> [Work to complete]
Copy each line below in which the word "this" occurs.

────────────────

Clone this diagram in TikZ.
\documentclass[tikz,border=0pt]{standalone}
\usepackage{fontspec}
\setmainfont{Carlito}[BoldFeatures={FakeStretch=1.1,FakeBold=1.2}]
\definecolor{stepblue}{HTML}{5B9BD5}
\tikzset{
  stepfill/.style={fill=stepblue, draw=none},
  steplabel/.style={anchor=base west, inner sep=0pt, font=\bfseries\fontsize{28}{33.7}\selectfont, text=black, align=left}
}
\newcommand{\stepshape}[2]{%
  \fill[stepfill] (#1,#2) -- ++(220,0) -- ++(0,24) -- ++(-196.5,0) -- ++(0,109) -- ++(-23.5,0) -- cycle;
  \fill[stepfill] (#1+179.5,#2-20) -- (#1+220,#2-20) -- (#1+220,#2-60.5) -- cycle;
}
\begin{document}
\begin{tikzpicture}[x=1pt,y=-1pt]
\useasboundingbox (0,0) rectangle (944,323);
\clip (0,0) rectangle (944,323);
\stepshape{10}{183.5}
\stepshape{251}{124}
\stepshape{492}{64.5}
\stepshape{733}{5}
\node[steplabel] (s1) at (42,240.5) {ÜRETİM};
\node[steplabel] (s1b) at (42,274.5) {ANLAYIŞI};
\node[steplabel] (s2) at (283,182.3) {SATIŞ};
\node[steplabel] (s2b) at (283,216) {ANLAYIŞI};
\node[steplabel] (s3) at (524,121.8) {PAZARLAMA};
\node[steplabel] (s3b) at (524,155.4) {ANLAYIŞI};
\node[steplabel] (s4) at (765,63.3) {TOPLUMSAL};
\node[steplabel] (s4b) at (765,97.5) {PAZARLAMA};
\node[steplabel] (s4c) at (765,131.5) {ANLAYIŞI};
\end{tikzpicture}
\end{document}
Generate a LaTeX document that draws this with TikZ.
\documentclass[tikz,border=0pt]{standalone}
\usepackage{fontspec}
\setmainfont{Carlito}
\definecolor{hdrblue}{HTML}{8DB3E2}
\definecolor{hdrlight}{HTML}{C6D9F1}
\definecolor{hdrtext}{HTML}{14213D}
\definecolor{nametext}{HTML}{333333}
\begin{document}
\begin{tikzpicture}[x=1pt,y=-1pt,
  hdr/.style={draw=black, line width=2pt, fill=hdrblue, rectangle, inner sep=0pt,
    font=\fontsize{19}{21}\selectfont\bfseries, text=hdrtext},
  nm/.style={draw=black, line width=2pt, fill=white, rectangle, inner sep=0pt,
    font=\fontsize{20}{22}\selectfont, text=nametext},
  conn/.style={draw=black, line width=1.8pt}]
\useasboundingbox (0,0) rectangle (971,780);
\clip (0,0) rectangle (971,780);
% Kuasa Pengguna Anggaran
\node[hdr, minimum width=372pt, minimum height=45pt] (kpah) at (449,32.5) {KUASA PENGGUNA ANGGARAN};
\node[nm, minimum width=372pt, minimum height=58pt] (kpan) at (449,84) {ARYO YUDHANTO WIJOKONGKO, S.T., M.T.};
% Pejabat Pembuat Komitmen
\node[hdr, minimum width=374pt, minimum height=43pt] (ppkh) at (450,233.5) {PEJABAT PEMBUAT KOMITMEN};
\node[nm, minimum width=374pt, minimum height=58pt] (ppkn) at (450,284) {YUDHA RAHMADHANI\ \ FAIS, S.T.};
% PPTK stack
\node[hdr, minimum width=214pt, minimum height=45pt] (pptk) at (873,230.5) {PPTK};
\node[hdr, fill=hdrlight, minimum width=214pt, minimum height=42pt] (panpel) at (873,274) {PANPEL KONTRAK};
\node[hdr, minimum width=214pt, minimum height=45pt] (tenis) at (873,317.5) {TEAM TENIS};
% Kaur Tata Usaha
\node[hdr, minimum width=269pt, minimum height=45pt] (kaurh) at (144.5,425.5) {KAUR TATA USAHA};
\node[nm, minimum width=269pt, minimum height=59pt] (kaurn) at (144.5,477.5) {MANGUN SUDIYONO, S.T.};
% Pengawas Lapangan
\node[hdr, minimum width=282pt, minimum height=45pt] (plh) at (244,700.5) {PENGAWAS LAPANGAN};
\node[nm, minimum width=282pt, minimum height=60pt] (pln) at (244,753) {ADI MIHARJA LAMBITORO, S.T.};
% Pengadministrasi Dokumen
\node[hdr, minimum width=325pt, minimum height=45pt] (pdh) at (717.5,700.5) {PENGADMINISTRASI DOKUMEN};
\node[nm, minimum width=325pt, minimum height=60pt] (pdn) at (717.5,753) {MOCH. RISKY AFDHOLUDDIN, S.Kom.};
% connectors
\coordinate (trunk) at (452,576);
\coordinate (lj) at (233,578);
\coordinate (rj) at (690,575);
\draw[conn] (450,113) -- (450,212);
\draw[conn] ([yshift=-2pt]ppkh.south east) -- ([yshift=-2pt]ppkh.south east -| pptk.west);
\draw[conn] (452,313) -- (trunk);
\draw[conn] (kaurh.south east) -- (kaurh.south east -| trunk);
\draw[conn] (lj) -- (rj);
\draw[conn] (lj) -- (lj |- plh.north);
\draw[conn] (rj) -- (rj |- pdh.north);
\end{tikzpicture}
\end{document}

────────────────

> [Worked answer]
Clone this diagram in TikZ.
Generate a LaTeX document that draws this with TikZ.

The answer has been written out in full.